The big potential of big data

Just how big is the potential of big data? The amount of data we are generating is growing at an exponential rate. It's estimated that by 2020, there will be more than 6.1 billion smartphone users globally along with more than 50 billion smart connected devices generating, analyzing and sharing information. By that time, about 1.7 megabytes of new data will be created every second for every human on the planet and our digital universe will grow to a total of around 44 trillion gigabytes of data. From all levels of government to large and small businesses, nearly every organization we interact with will collect and analyze data about us to some extent.

Within this almost unimaginable amount of data lies the promise of better healthcare, safer and more sustainable cities, more effective educational systems, and smarter and more-informed business decisions. By analyzing patterns and trends, data scientists can also help predict natural disasters before they occur and even tackle societal issues like poverty, homelessness and human trafficking.

As promising as the future of this big data is, it does not come without real privacy concerns that must be addressed.

Earning trust is critical

As governments and businesses look to leverage this data, earning and maintaining their constituents' and customers' trust is an essential first step. With Edward Snowden's revelations of government surveillance, numerous stories of privacy invasive technologies and countless large-scale data breaches, the public's trust has been broken and, for some, big data has become synonymous with Big Brother. It's now incumbent upon governments and enterprises to overcome the negativity and rebuild that trust.

The full value of big data will only be realized when organizations approach it in a manner that places personal privacy at the forefront. So, if we want to unlock the positive potential of big data, we need to approach it in a way that simultaneously fosters innovations that will help our society and mitigates risks associated with using data in new and different ways.
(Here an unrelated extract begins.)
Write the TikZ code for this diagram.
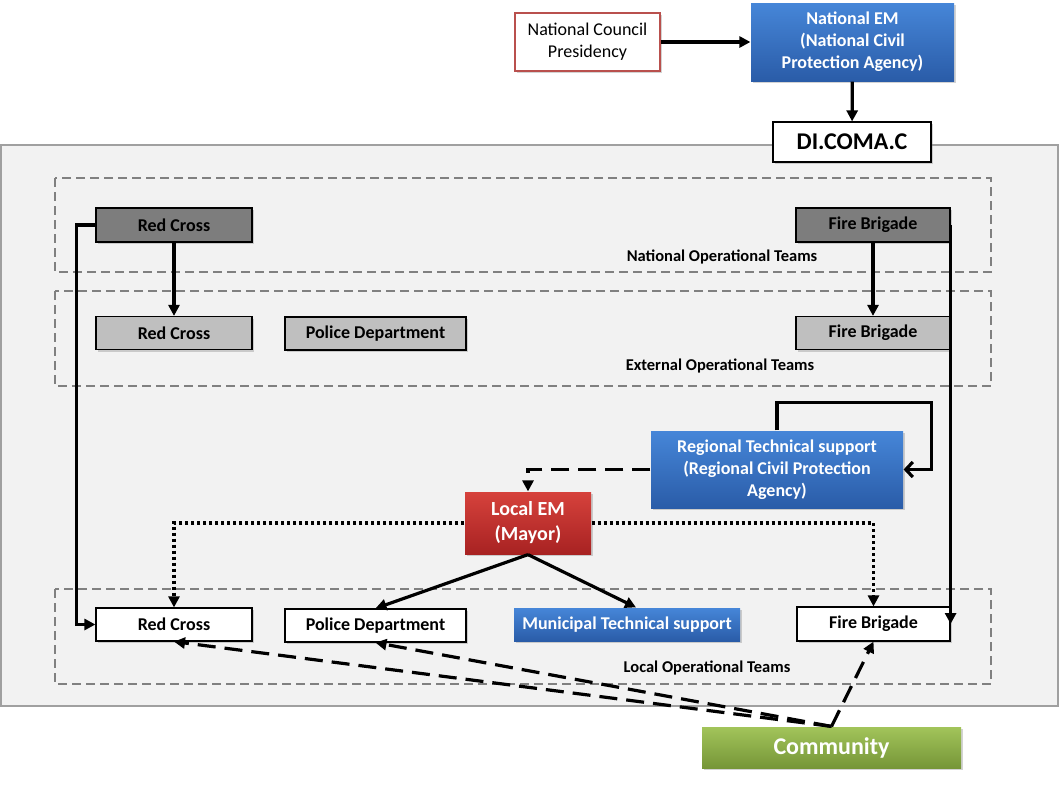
\documentclass[tikz,border=0pt]{standalone}
\usepackage{fontspec}
\setmainfont{Carlito}
\usepackage{tikz}
\usetikzlibrary{arrows.meta,shadows}

\definecolor{panelgray}{RGB}{242,242,242}
\definecolor{panelline}{RGB}{160,160,160}
\definecolor{framegray}{RGB}{128,128,128}
\definecolor{natgray}{RGB}{125,125,125}
\definecolor{extgray}{RGB}{191,191,191}
\definecolor{ncpred}{RGB}{185,80,77}

\begin{document}
\begin{tikzpicture}[x=1pt, y=-1pt,
        box/.style={draw=black, line width=1.2pt, align=center, inner sep=0pt,
            font=\fontsize{18}{22}\selectfont\bfseries,
            drop shadow={opacity=0.35, shadow xshift=2pt, shadow yshift=-2pt}},
        natteam/.style={box, fill=natgray},
        extteam/.style={box, fill=extgray},
        localteam/.style={box, fill=white},
        bluebox/.style={box, draw=none, text=white, top color={rgb,255:red,70;green,134;blue,216}, bottom color={rgb,255:red,42;green,92;blue,168}},
        redbox/.style={box, draw=none, text=white, top color={rgb,255:red,214;green,66;blue,60}, bottom color={rgb,255:red,168;green,34;blue,34}},
        greenbox/.style={box, draw=none, text=white, top color={rgb,255:red,162;green,196;blue,90}, bottom color={rgb,255:red,118;green,150;blue,56}},
        teamframe/.style={draw=framegray, line width=2.5pt, dash pattern=on 9pt off 5pt},
        teamlabel/.style={font=\fontsize{16.5}{20}\selectfont\bfseries},
        link/.style={line width=3.2pt, -{Triangle[length=11pt,width=11pt]}},
        dashlink/.style={link, dash pattern=on 18pt off 9pt},
        dotlink/.style={link, dash pattern=on 3pt off 3pt}]
        \useasboundingbox (0,0) rectangle (1060,785);

        % grey panel behind the teams
        \draw[fill=panelgray, draw=panelline, line width=1.5pt] (1,145) rectangle (1058,706);

        \draw[teamframe] (55,178) rectangle (991,272);
        \draw[teamframe] (55,291) rectangle (991,386);
        \draw[teamframe] (55,589) rectangle (991,684);
        \node[teamlabel] (natlabel) at (722,257) {National Operational Teams};
        \node[teamlabel] (extlabel) at (720,366) {External Operational Teams};
        \node[teamlabel] (loclabel) at (707,668) {Local Operational Teams};

        \node[box, fill=white, draw=ncpred, line width=2.5pt, minimum width=145, minimum height=58, font=\fontsize{18}{22}\selectfont] (ncp) at (587.5,42) {National Council\\Presidency};
        \node[bluebox, minimum width=203, minimum height=78] (nem) at (852.5,42) {National EM\\(National Civil\\Protection Agency)};
        \node[box, fill=white, minimum width=158, minimum height=40, font=\fontsize{24}{28}\selectfont\bfseries] (dic) at (852,142) {DI.COMA.C};

        \node[natteam, minimum width=156, minimum height=34] (rcn) at (174,225) {Red Cross};
        \node[natteam, minimum width=154, minimum height=34] (fbn) at (873,225) {Fire Brigade};
        \node[extteam, minimum width=156, minimum height=33] (rce) at (174,333) {Red Cross};
        \node[extteam, minimum width=181, minimum height=33] (pde) at (375.5,333.5) {Police Department};
        \node[extteam, minimum width=154, minimum height=33] (fbe) at (873,333) {Fire Brigade};

        \node[bluebox, minimum width=252, minimum height=77] (rts) at (777,469.5) {Regional Technical support\\(Regional Civil Protection\\Agency)};
        \node[redbox, minimum width=126, minimum height=62, font=\fontsize{20}{25}\selectfont\bfseries] (lem) at (528,523) {Local EM\\(Mayor)};

        \node[localteam, minimum width=156, minimum height=33] (rcl) at (174,624.5) {Red Cross};
        \node[localteam, minimum width=181, minimum height=33] (pdl) at (375.5,625.5) {Police Department};
        \node[bluebox, minimum width=226, minimum height=33] (mts) at (627,624.5) {Municipal Technical support};
        \node[localteam, minimum width=153, minimum height=34] (fbl) at (873.5,624) {Fire Brigade};

        \node[greenbox, minimum width=259, minimum height=41, font=\fontsize{24}{28}\selectfont\bfseries] (com) at (831.5,747.5) {Community};

        \draw[link] (ncp) -- (nem);
        \draw[link] (nem) -- (dic);
        \draw[link] (rcn) -- (rce);
        \draw[link] (fbn) -- (fbe);
        \draw[link] (rcn.west) -- ++(-19,0) |- (rcl.west);
        \draw[link] (fbn.east) -- (fbl.east);
        \draw[line width=3.2pt, -{Straight Barb[length=7pt,width=15pt]}] (rts.north) -- ++(0,-28) -| ([xshift=28pt]rts.east) -- (rts.east);
        \draw[dashlink] (rts.west) -| (lem.north);
        \draw[dotlink] (lem.west) -| (rcl.north);
        \draw[dotlink] (lem.east) -| (fbl.north);
        \draw[link] (lem.south) -- (pdl.north);
        \draw[link] (lem.south) -- ([xshift=9pt]mts.north);
        \draw[dashlink] (com.north) -- (rcl.south);
        \draw[dashlink] (com.north) -- (pdl.south);
        \draw[dashlink] (com.north) -- (fbl.south);
    \end{tikzpicture}
\end{document}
What does getting it right look like?

  1. Before we ask "can we?" ask "should we?" Organizations with access to big data must make ethical decisions around what is and isn't an appropriate use of big data. We need to keep the focus on the individual and the individual's expectations, even as we look at solutions for the betterment of society.
  2. Build a robust data governance model. Before the first bit of data is analyzed, organizations must have a data governance model in place that factors in all of the ethical implications, along with considerations like security and accountability. Privacy-protective best practices, like de-identification and aggregation, must be put in place to ensure insight is derived from aggregate trends and patterns, rather than personal information.
  3. Embed privacy, by design. How we might use data tomorrow should be incorporated into the plans and policies we put in place today, so that future innovations can be built on a foundation deserving of public trust. Organizations must ensure that respect, ethics and security are injected into every decision about data. In other words, privacy must be integrated right into the design of almost everything we do.
  4. Communicate openly and be completely transparent. Public trust can only be maintained when organizations are genuinely open and honest about what and how they are managing big data. And we must continuously update our policies and practices as technology evolves and ever more data becomes available.

The massive potential of big data is undeniable. Organizations that do nothing with their data out of fear or aversion to risk will miss great opportunities to make a positive difference for their customers and society as a whole. Not using data to save lives or transform communities for the better is an opportunity that Canada cannot afford to miss.

While we have some work to do to build public confidence, the good news is that if we do it the right way now -- by earning and maintaining trust every step of the way -- we will have nearly limitless opportunities to harness the power of data to create a better, safer, healthier and more prosperous Canada.